CHICAGO – Package delivery company FedEx Corp. (FDX) on Wednesday reported a disappointing profit and said earnings growth would fall short of expectations due to continued softness in the U.S. economy.
The Memphis, Tennessee-based company said net income for its 2007 fiscal fourth quarter ending May 31 rose 7 percent to $610 million or $1.96 a share, compared with $568 million or $1.82 a share a year earlier.
FedEx said the results included a gain from a settlement with Airbus related to its A380 order cancellation of approximately 6 cents a share.
Excluding that gain, FedEx's quarterly earnings came in below the $1.96 per share expected by Wall Street analysts, according to Reuters Estimates.
"The weakened industrial sector is currently limiting demand for transportation services," Chief Executive Officer Frederick Smith said in a statement. "But we expect the U.S. economy to begin to show modest year-over-year improvement in the late summer to early fall time frame."
FedEx expects earnings in the current quarter to be in a range of $1.45 to $1.60. Analysts have forecast earnings for the period of $1.61.

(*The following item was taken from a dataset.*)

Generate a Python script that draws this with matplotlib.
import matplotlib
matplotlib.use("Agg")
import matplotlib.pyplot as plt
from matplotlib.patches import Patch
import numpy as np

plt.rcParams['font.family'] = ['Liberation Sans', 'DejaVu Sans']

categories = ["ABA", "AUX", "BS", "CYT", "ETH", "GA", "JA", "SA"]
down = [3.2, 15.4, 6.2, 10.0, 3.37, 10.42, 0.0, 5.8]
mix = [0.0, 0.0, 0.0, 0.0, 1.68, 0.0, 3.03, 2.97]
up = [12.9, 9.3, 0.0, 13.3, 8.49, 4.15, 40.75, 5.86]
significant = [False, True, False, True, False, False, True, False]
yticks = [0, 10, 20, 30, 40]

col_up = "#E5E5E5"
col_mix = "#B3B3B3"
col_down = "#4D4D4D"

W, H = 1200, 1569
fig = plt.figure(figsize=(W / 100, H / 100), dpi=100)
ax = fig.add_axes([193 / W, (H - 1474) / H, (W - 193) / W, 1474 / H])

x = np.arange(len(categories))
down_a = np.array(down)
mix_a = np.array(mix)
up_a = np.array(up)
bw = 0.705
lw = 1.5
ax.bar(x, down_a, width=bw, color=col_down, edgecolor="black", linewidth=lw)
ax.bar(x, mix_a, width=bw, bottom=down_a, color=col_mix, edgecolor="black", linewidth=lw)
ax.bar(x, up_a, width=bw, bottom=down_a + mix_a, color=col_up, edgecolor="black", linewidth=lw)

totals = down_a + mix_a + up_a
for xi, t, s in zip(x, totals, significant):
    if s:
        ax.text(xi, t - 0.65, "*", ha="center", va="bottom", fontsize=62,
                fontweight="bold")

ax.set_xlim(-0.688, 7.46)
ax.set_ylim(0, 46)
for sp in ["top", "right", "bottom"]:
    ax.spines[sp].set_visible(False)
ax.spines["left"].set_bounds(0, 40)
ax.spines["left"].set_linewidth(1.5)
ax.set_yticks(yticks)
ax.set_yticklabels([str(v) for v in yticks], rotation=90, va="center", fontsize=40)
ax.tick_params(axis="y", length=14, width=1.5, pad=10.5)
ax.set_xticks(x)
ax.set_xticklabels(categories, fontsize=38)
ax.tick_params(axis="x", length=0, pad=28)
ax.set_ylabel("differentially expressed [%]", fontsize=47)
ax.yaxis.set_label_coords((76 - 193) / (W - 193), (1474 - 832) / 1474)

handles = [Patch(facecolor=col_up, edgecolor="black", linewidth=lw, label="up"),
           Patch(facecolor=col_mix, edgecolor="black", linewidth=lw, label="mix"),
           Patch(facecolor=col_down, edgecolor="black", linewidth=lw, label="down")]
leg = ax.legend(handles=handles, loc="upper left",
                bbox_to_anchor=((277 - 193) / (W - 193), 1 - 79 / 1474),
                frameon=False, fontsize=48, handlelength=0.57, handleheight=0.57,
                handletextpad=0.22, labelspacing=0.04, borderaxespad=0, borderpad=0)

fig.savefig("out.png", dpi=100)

The company expects its full-year fiscal 2008 earnings to be in a range of $7.00 to $7.40 assuming an improvement in the U.S. economy in the late summer of early fall, compared with analyst forecasts of $7.35.
FedEx said earnings growth will be below its long-term target of 10 percent to 15 percent, due to softness in the economy.
"FedEx's results are evidence of a slightly slower economy," said Stephen Lieber, Chief Investment Officer of Alpine Woods Investments, which manages $13 billion in assets and holds FedEx stock.
"In the current environment they are not generating extraordinary growth and FedEx's management has been quite straightforward about that."